The same goes for the United States. The Biden administration champions open trade and buy-America simultaneously.
While world trade has grown throughout history, this was not a steady process. Periods of opening alternate with periods of closing and this is beyond the control of individual economies.
Economies can act cautiously, but they must act, and never allow the national economic interest of others to interfere with fundamental choices at home.
The European Commission keeps referring to the World Trade Organization to explain that it cannot fully tie internal standards to external trade. Saving the WTO has become a pretext for a standstill.

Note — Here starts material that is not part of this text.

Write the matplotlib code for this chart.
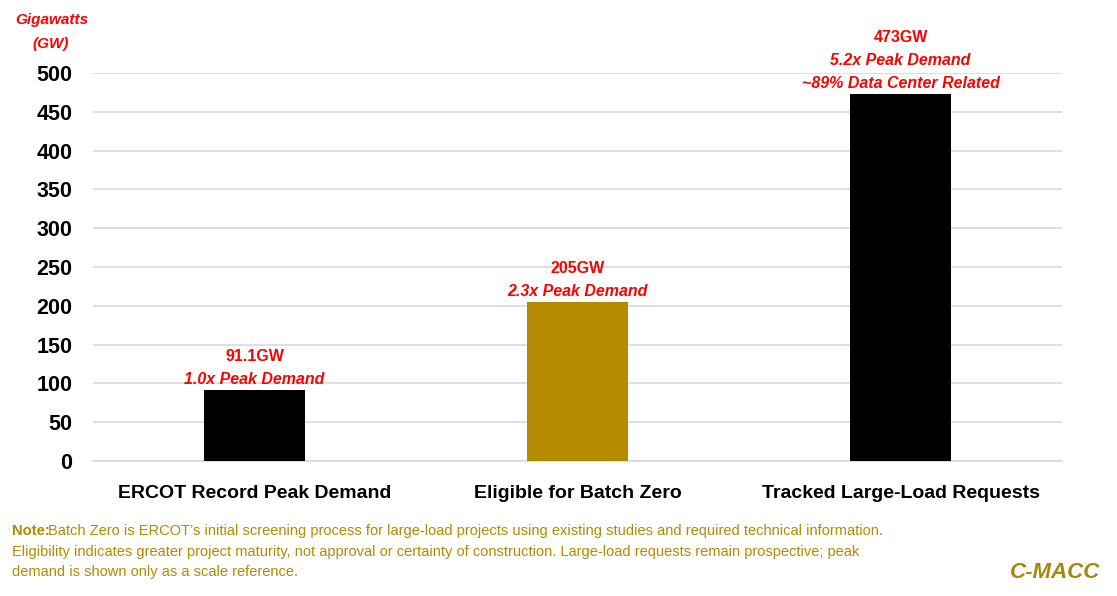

If various treaties state that the European institutions ought to defend core values, the European Commission has failed to use its competence in trade to that end.
Instead of using its market as a lever for change, it has accepted local European producers to be exposed to fierce competition from countries that do not even want to consider some of our core values.
The countries that enlarged their share in European imports the most, were dictatorships, heavy CO2-emitters, and lax in terms of labour standards. The new trade strategy hardly addresses this.
Competition from forced labour
Human rights and labour standards are mentioned in the strategy, but without much appetite to get tough on them.
Advanced trade agreements could include some social and human rights provisions, but the readiness to enforce them is modest and its unlikely that such advanced trade agreements will be signed with the most important trade partners anyhow.
While producers in Europe need to live up to demanding labour standards, the European Commission does not make the slightest move to protect them against competition from countries that use forced labour on a massive scale.
Another example is climate change mitigation. The strategy is replete with references to the green deal, but only makes one reference to the key instrument to make it possible: carbon border-adjustment.
This tool has by now been entirely diluted to a modest emission rights scheme that will apply to only a few sectors. The Commission suggests that carbon border adjustments be implemented slowly, so that production chains can adjust.
But if they are implemented too slow, the investment needed for Europe’s green new deal will continue to go elsewhere.
Some might still retort that trade should just be kept free and that Europe requires economic realism, not ideals. But how can we speak about free trade, when governments in key partner countries manipulate trade?
The only possible vision of economic realism, is a vision that protect European producers against such manipulation, that truly supports the green new deal and works towards open strategic autonomy.
Strategic autonomy is hardly mentioned in the trade strategy.
A senior Commission trade official recently even interpreted open strategic autonomy as the diversification of dependency. Can you get more deceptive?